Extracted data entries:
───
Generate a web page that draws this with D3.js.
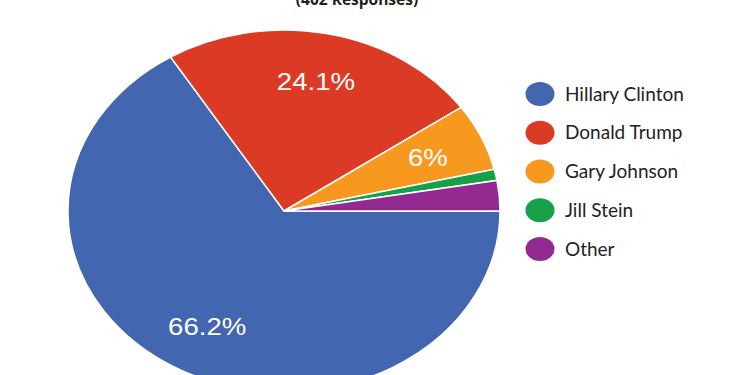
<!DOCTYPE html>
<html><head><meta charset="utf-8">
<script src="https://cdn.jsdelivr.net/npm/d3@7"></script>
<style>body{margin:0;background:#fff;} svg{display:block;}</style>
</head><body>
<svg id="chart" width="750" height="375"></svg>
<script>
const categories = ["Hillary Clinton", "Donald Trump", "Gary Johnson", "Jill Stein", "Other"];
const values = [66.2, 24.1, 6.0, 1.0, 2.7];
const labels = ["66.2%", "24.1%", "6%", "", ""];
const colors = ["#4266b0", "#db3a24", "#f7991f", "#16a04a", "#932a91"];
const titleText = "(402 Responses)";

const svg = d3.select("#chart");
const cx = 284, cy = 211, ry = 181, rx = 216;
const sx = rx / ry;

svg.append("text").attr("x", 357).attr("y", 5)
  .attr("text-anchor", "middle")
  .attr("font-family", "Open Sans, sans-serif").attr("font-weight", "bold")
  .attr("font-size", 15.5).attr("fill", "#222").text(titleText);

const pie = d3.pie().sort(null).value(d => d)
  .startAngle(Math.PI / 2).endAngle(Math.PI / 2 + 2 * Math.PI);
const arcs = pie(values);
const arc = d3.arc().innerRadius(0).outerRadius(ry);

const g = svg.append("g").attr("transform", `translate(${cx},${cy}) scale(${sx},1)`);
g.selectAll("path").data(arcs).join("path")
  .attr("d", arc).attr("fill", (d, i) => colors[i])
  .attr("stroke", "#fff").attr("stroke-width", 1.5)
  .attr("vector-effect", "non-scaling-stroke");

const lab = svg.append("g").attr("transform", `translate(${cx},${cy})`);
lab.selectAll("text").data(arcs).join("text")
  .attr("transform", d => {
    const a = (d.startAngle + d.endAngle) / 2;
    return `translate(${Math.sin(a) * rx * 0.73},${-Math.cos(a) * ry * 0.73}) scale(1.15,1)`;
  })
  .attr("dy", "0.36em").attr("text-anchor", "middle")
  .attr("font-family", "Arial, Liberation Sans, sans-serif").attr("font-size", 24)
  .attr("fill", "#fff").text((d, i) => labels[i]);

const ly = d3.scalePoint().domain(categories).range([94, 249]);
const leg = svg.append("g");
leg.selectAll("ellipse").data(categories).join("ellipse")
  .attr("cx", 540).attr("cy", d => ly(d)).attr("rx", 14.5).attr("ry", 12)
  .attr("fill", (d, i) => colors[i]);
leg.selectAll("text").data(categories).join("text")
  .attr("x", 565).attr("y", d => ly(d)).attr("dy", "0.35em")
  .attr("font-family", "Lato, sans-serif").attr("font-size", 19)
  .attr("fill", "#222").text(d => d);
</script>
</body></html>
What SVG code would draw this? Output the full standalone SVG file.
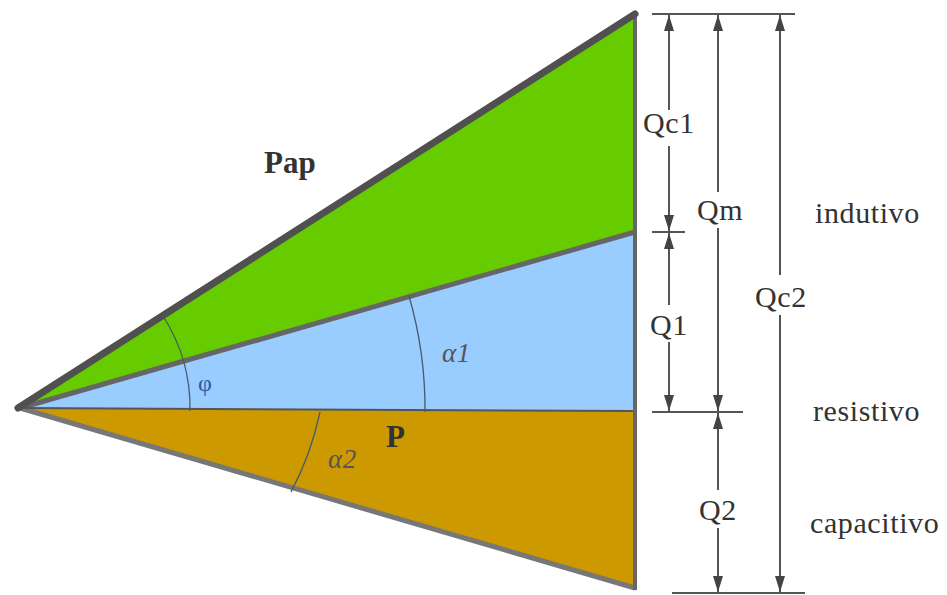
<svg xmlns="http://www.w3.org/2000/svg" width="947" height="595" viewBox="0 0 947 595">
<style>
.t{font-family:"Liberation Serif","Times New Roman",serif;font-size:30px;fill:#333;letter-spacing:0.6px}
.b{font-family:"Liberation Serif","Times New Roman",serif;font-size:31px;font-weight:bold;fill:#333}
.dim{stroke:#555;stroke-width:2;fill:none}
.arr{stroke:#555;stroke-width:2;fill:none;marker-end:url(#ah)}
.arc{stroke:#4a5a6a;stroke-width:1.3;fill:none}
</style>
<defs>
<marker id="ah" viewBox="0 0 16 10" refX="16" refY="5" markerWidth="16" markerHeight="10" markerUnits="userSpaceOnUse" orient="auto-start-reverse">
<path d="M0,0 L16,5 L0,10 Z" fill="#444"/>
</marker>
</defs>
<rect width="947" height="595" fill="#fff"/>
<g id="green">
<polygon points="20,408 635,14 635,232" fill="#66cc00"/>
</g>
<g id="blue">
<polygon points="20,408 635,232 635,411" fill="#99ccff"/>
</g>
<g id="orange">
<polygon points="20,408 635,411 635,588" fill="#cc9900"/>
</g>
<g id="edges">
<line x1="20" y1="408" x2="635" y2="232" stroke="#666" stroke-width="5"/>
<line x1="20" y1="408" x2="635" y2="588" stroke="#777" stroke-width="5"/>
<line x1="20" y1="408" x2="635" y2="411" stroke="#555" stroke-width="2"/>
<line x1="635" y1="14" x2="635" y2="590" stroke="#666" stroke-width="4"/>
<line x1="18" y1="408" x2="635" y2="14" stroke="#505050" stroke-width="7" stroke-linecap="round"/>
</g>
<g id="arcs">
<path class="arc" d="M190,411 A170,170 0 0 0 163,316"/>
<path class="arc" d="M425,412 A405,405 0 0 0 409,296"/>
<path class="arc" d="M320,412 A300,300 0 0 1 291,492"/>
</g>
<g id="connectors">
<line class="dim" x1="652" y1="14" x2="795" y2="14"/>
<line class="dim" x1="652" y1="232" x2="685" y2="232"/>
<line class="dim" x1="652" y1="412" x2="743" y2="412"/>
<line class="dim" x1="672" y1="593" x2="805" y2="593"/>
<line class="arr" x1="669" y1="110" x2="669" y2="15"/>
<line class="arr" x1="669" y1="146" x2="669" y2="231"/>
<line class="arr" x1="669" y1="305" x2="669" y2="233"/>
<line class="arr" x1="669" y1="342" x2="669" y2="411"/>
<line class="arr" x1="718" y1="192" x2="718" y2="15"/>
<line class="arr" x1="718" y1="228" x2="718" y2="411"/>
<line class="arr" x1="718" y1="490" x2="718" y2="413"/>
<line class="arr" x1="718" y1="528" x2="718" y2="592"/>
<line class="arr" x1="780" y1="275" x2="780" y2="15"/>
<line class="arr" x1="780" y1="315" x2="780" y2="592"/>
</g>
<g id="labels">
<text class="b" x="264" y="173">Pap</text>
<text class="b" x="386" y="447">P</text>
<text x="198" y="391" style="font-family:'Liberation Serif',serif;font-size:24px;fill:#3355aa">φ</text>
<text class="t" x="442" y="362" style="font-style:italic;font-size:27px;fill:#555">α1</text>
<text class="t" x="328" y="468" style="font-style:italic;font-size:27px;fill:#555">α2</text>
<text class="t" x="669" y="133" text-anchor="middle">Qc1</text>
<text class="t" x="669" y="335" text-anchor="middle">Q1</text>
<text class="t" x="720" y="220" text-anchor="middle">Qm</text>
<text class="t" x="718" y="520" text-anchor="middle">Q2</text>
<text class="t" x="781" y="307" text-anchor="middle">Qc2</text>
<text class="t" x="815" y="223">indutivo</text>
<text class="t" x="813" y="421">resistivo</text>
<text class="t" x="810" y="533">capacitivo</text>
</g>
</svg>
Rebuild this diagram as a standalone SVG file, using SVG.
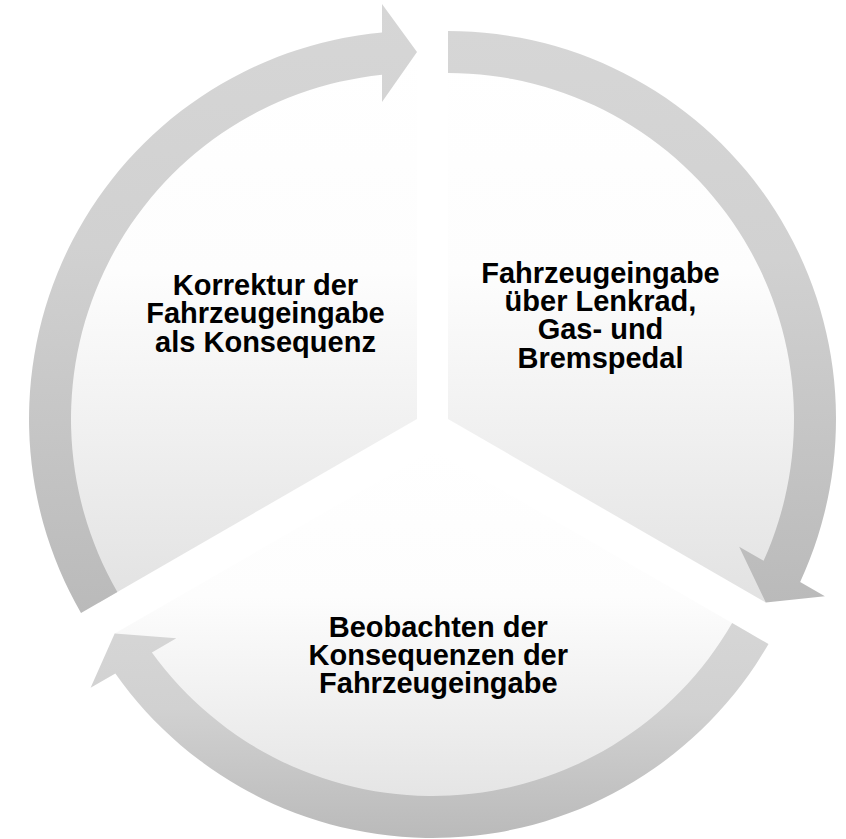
───
● **WRITTEN TASK**:
Include the first line of the records, the line containing "const arc = d3.arc().innerRadius(0).outerRadius(ry);", and every line between them, repeated exactly. Skip the pictures.

● **THE REPLY**:
Generate a web page that draws this with D3.js.
<!DOCTYPE html>
<html><head><meta charset="utf-8">
<script src="https://cdn.jsdelivr.net/npm/d3@7"></script>
<style>body{margin:0;background:#fff;} svg{display:block;}</style>
</head><body>
<svg id="chart" width="750" height="375"></svg>
<script>
const categories = ["Hillary Clinton", "Donald Trump", "Gary Johnson", "Jill Stein", "Other"];
const values = [66.2, 24.1, 6.0, 1.0, 2.7];
const labels = ["66.2%", "24.1%", "6%", "", ""];
const colors = ["#4266b0", "#db3a24", "#f7991f", "#16a04a", "#932a91"];
const titleText = "(402 Responses)";

const svg = d3.select("#chart");
const cx = 284, cy = 211, ry = 181, rx = 216;
const sx = rx / ry;

svg.append("text").attr("x", 357).attr("y", 5)
  .attr("text-anchor", "middle")
  .attr("font-family", "Open Sans, sans-serif").attr("font-weight", "bold")
  .attr("font-size", 15.5).attr("fill", "#222").text(titleText);

const pie = d3.pie().sort(null).value(d => d)
  .startAngle(Math.PI / 2).endAngle(Math.PI / 2 + 2 * Math.PI);
const arcs = pie(values);
const arc = d3.arc().innerRadius(0).outerRadius(ry);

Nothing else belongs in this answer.